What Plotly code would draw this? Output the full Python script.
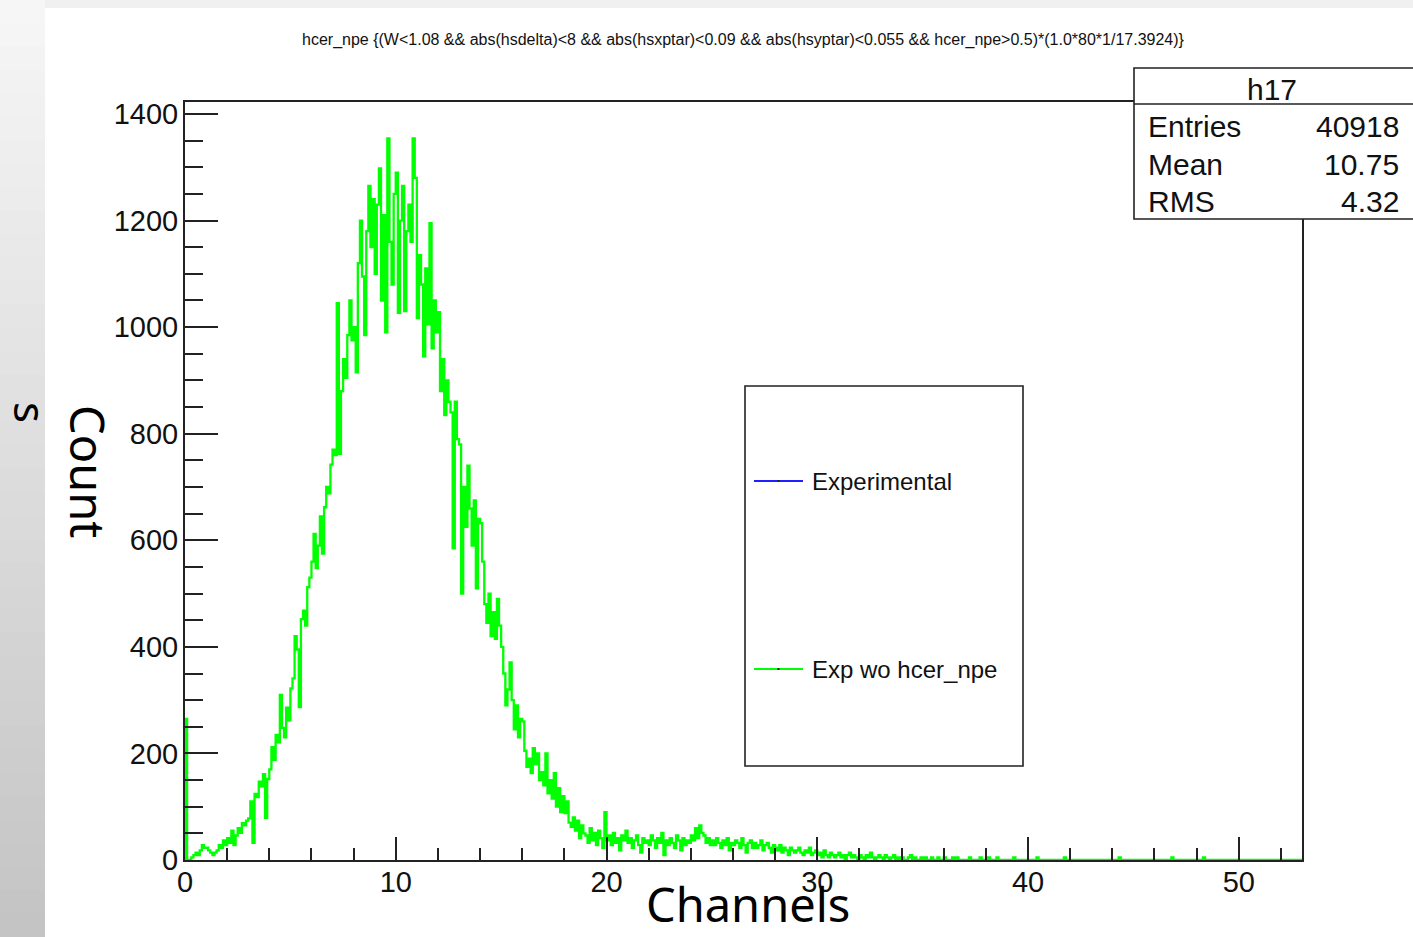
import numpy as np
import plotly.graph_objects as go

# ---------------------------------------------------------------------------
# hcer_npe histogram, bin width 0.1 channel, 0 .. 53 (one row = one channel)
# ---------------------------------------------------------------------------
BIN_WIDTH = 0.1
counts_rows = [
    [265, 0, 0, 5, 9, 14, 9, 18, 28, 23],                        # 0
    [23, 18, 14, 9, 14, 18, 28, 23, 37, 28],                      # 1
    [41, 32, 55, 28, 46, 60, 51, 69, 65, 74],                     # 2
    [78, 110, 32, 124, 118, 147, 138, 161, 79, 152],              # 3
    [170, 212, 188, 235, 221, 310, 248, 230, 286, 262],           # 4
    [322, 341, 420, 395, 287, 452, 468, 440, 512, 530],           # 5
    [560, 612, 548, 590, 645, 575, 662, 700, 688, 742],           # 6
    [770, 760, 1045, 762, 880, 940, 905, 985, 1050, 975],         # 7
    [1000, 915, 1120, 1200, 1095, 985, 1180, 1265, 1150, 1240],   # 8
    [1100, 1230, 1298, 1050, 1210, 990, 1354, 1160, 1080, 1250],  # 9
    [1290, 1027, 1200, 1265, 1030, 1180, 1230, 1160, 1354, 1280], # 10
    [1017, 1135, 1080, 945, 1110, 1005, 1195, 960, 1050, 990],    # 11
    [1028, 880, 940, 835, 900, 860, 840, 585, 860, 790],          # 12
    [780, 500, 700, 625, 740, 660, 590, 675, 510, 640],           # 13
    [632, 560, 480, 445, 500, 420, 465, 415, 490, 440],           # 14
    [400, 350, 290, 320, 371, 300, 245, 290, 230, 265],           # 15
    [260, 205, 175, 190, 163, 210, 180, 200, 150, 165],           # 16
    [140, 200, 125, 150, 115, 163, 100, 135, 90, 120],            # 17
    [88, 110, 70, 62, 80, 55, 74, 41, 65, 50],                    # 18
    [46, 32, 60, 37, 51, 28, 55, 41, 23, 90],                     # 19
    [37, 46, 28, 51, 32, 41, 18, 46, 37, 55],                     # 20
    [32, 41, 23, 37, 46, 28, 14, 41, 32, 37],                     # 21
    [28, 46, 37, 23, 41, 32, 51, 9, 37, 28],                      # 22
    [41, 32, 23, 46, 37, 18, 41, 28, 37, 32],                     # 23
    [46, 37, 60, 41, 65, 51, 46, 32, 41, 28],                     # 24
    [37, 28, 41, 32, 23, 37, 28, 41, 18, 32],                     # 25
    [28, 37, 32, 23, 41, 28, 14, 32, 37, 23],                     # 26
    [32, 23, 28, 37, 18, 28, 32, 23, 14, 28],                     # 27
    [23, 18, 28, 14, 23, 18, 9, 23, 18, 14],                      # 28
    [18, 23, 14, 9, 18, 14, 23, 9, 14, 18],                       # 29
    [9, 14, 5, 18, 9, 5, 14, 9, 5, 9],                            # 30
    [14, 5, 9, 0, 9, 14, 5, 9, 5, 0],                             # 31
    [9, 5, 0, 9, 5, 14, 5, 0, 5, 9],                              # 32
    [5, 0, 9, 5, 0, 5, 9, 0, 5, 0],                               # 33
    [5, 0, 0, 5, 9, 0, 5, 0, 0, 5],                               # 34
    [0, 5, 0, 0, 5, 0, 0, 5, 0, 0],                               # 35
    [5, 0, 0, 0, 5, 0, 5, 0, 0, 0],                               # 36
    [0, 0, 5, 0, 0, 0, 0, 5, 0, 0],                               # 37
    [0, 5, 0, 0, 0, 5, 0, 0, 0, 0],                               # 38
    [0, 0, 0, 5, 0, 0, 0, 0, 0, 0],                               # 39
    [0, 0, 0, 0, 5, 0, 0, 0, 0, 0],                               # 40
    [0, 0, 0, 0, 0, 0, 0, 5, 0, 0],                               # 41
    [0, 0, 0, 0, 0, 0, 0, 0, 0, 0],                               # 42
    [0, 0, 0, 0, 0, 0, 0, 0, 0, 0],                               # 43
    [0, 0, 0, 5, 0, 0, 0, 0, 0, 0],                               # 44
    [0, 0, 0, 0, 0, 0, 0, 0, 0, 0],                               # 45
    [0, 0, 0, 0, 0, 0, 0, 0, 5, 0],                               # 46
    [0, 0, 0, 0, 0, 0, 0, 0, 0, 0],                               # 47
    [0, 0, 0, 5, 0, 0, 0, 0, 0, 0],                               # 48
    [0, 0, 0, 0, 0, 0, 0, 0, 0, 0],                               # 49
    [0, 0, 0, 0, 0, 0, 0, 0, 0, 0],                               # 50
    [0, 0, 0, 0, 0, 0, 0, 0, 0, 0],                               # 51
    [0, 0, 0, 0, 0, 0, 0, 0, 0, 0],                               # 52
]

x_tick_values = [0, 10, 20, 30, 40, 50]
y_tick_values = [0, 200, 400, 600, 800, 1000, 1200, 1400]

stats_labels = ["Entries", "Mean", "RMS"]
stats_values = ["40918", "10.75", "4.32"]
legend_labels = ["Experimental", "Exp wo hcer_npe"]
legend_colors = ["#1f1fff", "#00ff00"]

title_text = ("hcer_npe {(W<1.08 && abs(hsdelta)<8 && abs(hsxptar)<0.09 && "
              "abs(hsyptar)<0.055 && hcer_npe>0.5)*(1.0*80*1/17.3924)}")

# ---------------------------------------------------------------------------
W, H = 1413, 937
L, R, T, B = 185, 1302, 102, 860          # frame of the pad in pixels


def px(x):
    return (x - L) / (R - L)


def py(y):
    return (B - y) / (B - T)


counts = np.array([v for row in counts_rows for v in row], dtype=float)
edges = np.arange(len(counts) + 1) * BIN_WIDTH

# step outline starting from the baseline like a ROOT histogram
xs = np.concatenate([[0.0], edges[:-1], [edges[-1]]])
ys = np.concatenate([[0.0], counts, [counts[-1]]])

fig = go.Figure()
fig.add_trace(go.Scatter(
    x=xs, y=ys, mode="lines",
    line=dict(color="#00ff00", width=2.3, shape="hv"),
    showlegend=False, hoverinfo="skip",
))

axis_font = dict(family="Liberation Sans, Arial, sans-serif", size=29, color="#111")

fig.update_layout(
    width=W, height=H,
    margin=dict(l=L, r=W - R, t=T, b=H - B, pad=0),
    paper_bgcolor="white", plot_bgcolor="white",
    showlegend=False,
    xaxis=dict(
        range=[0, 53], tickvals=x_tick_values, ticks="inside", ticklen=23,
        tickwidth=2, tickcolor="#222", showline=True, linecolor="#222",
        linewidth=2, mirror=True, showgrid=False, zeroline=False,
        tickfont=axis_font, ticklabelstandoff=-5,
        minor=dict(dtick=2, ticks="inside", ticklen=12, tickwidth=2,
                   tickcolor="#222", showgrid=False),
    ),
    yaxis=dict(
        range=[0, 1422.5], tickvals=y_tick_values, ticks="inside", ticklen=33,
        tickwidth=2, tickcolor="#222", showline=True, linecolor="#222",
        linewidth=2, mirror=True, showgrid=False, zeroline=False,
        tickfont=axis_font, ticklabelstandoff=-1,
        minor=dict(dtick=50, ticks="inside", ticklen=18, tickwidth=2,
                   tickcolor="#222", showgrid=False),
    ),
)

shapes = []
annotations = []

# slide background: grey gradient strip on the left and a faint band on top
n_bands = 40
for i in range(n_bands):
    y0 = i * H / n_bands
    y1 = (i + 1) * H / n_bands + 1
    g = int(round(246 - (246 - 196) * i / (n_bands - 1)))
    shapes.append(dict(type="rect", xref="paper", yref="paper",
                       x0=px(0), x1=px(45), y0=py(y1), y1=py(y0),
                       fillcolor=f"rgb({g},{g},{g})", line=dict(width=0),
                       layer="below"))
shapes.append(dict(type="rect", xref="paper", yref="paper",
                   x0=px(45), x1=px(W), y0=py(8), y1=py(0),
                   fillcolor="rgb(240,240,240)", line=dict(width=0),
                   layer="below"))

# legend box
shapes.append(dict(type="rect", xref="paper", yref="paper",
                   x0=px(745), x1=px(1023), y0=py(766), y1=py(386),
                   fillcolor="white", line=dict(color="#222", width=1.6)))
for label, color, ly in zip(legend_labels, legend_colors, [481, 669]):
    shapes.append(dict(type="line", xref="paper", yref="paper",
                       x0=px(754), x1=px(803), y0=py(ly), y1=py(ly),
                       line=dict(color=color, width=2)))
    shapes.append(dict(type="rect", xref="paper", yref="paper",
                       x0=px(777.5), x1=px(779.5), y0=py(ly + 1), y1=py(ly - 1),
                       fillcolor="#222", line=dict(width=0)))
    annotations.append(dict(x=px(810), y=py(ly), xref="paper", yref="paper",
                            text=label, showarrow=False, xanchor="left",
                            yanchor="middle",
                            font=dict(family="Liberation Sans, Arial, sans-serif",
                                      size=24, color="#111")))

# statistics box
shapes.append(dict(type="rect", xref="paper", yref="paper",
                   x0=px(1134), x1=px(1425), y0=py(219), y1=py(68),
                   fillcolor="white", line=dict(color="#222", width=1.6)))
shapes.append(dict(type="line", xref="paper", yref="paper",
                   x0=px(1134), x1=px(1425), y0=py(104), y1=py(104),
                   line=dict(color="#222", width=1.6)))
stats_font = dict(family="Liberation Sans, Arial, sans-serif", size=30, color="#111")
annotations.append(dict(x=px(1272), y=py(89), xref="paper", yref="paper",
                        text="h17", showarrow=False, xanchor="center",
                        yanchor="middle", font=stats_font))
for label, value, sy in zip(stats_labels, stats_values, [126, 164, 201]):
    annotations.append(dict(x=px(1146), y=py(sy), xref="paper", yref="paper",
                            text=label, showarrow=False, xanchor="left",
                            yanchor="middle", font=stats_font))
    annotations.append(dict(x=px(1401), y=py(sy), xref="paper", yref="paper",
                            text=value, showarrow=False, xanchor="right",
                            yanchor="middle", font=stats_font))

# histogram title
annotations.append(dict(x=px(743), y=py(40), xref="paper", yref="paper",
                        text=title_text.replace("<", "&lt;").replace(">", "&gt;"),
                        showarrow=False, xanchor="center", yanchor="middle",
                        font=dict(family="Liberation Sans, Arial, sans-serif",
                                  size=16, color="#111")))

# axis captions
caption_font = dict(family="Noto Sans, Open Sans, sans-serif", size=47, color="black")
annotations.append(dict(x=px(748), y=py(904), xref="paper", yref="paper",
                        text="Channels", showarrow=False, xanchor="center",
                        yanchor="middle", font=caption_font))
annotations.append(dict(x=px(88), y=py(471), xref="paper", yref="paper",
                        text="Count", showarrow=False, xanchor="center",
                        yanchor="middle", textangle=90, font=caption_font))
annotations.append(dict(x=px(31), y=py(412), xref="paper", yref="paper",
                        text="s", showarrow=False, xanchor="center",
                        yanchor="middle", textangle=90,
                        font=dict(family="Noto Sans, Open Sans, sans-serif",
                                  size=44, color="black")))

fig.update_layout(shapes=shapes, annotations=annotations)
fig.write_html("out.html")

--

Repeat the listing above up to and including the line with "import plotly.graph_objects as go", starting from its first line. Drop any pictures.

What Plotly code would draw this? Output the full Python script.
import numpy as np
import plotly.graph_objects as go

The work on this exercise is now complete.